La calificación de que no es un asunto político, sino una riña entre vecinos, es otra de las sorpresas sangrantes. Recordemos las circunstancias: los antecedentes del 11-M y el atentado en Madrid (¿un motivo vecinal?); la insistente acusación de autoría vasca en los medios de comunicación de aquellos días; la permanente tensión del conflicto en esta tierra; la pretensión de la mujer cizañera de colocar un cartel de propaganda (ETA NO) en un comercio ajeno, propiedad de la víctima; la personalidad de las personas involucradas (el policía español, su familia; Angel); su orientación política… ¿No es un asunto político? ¿Es una pelea de barrio? Sólo desde la rastrera comprensión y utilización de la violencia estatal, y de los sistemas de castigo (policiales, judiciales, penitenciarios), se puede pensar que el trasfondo no es político. Sólo desde la voluntad de salvar la distancia de las autoridades respecto a una situación que han creado y provocado, en una expresión sucia de su acción cotidiana, se puede sostener semejante falacia.

Apellidos vascos

Pero, entre otros, el dato más expresivo y significativo de este proceso, una señal si se quiere menos ruidosa pero estremecedora, reveladora de las circunstancias en que malvivimos, es la defensa del policía acusado. Para muestra y botón. Al no juzgarse el caso en la Audiencia Nacional (reservada en exclusiva para la parte vasca), y durante la constitución del jurado popular, la defensa solicitó que se recusaran todos los candidatos de nombre y apellidos vascos (hay que precisar, en este punto, que el juez no lo aceptó. Las cosas como son. Pero el dato no disipa las claves implícitas).

A la defensa sólo le faltó reclamar que nos pusiéramos la estrellita amarilla en la solapa. Es una petición tremenda. Una idea que revela en el hecho la conciencia de agravio a todo el país en esa muerte buscada. Que lo sucedido en Iruñea fue un acto de guerra contra toda una colectividad, identificada y definida por su ascendencia. Por sus apellidos diferentes. Literalmente, por su etnia. Que presume que se mató a Angel Berrueta precisamente por ser vasco, y que, además, quienes comparten esa condición malamente pueden ser imparciales y no buscar la venganza. Define una situación de guerra entre comunidades, en ese imaginario (de comunidades significadas por la personalidad de un panadero, pacífico, inerme, ciudadano que sostiene sus creencias, en su casa, por un lado; y un policía furibundo, peligroso, español, loco de ideología y mentiras, armado por la autoridad imperante, por la otra.
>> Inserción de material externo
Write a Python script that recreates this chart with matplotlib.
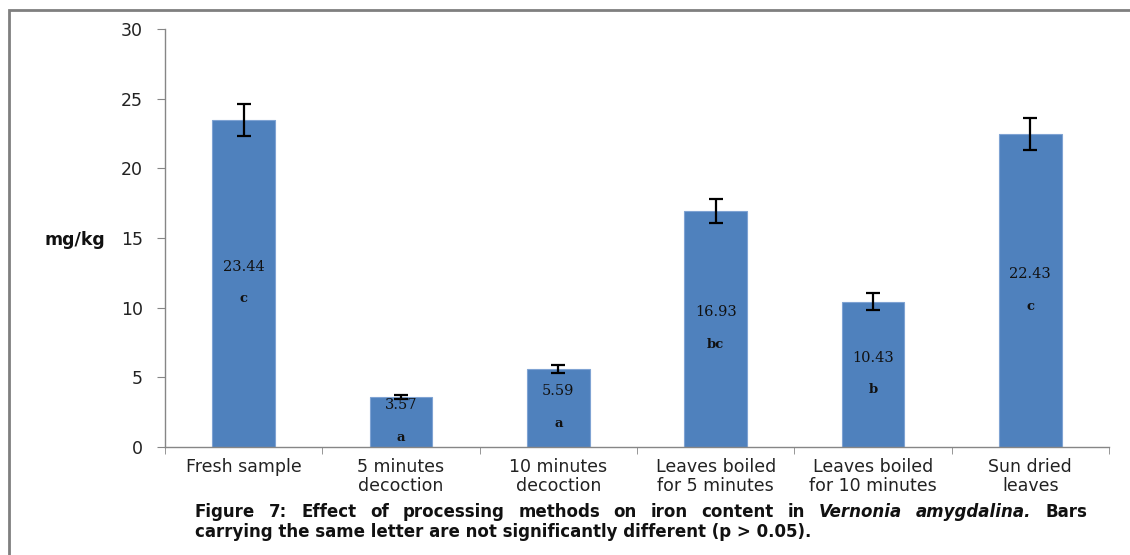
import matplotlib.pyplot as plt
import matplotlib.patches as patches
from matplotlib.ticker import FixedLocator

# iron content by processing method
methods = ["Fresh sample", "5 minutes\ndecoction", "10 minutes\ndecoction",
           "Leaves boiled\nfor 5 minutes", "Leaves boiled\nfor 10 minutes", "Sun dried\nleaves"]
iron = [23.44, 3.57, 5.59, 16.93, 10.43, 22.43]
iron_err = [1.15, 0.15, 0.3, 0.85, 0.6, 1.15]
letters = ["c", "a", "a", "bc", "b", "c"]

BAR = "#4F81BD"
AXIS = "#868686"

fig = plt.figure(figsize=(11.3, 5.55), dpi=100, facecolor="white")

# outer frame
fig.add_artist(patches.Rectangle((9 / 1130, -0.1), 1.2, 1 - 10 / 555 + 0.1,
                                 transform=fig.transFigure, fill=False,
                                 edgecolor="#7F7F7F", linewidth=2))

ax = fig.add_axes([165 / 1130, 1 - 447 / 555, (1109 - 165) / 1130, (447 - 29) / 555])
x = list(range(len(methods)))
ax.bar(x, iron, width=0.4, color=BAR, edgecolor="#7FA3D3", linewidth=0.8, zorder=2)
ax.errorbar(x, iron, yerr=iron_err, fmt="none", ecolor="black",
            elinewidth=1.6, capsize=5, capthick=1.6, zorder=3)

for xi, v, lt in zip(x, iron, letters):
    ax.annotate(f"{v:.2f}", (xi, v / 2), xytext=(0, 12), textcoords="offset points",
                ha="center", va="center", fontsize=10.5, family="DejaVu Serif",
                color="#111111", zorder=4)
    ax.annotate(lt, (xi, v / 2), xytext=(0, -11), textcoords="offset points",
                ha="center", va="center", fontsize=9.5, family="DejaVu Serif",
                fontweight="bold", color="#111111", zorder=4)

ax.set_xlim(-0.5, len(methods) - 0.5)
ax.set_ylim(0, 30)
ax.set_yticks(range(0, 31, 5))
ax.set_xticks(x)
ax.set_xticklabels(methods, fontsize=12.5, color="#222222", linespacing=1.05)
ax.xaxis.set_minor_locator(FixedLocator([i - 0.5 for i in range(len(methods) + 1)]))
ax.tick_params(axis="x", which="major", length=0, pad=8)
ax.tick_params(axis="x", which="minor", length=5, color=AXIS, direction="out")
ax.tick_params(axis="y", length=6, color=AXIS, pad=10, labelsize=12.5, labelcolor="#222222")
for s in ["top", "right"]:
    ax.spines[s].set_visible(False)
for s in ["left", "bottom"]:
    ax.spines[s].set_color(AXIS)
    ax.spines[s].set_linewidth(1)

fig.text(44 / 1130, 1 - 240 / 555, "mg/kg", fontsize=12.5, fontweight="bold",
         ha="left", va="center", color="#111111")

# caption, first line justified word by word
fig.canvas.draw()
renderer = fig.canvas.get_renderer()
line1 = [("Figure", "normal"), ("7:", "normal"), ("Effect", "normal"), ("of", "normal"),
         ("processing", "normal"), ("methods", "normal"), ("on", "normal"), ("iron", "normal"),
         ("content", "normal"), ("in", "normal"), ("Vernonia", "italic"),
         ("amygdalina.", "italic"), ("Bars", "normal")]
x0, x1 = 195, 1087
y1 = 1 - 512 / 555
widths = []
texts = []
for w, st in line1:
    t = fig.text(0, y1, w, fontsize=12, fontweight="bold", style=st,
                 ha="left", va="center", color="#111111")
    texts.append(t)
    widths.append(t.get_window_extent(renderer).width)
gap = (x1 - x0 - sum(widths)) / (len(line1) - 1)
pos = x0
for t, wdt in zip(texts, widths):
    t.set_x(pos / 1130)
    pos += wdt + gap
fig.text(x0 / 1130, 1 - 532 / 555,
         "carrying the same letter are not significantly different (p > 0.05).",
         fontsize=12, fontweight="bold", ha="left", va="center", color="#111111")

fig.savefig("out.png", dpi=100, facecolor="white")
Un policía que mata).

¿Quiénes son en ese cuadro los racistas? ¿En qué parte se sostiene semejante comprensión del conflicto, de las gentes, de la violencia? ¿Quién encubre y disimula esas circunstancias, disimulándolas en una riña vecinal? Pensemos en otra clave. Si la tragedia hubiese sido a la inversa ¿de qué nos hablarían todas las instancias españolas, desde los medios de comunicación a los jueces u otras autoridades? De terrorismo, de violencia étnica, de visiones fanáticas, atrapadas en una locura mesiánica, de ideas nacionalistas que alimentan el odio y la guerra. O sea, de ellos mismos. De España.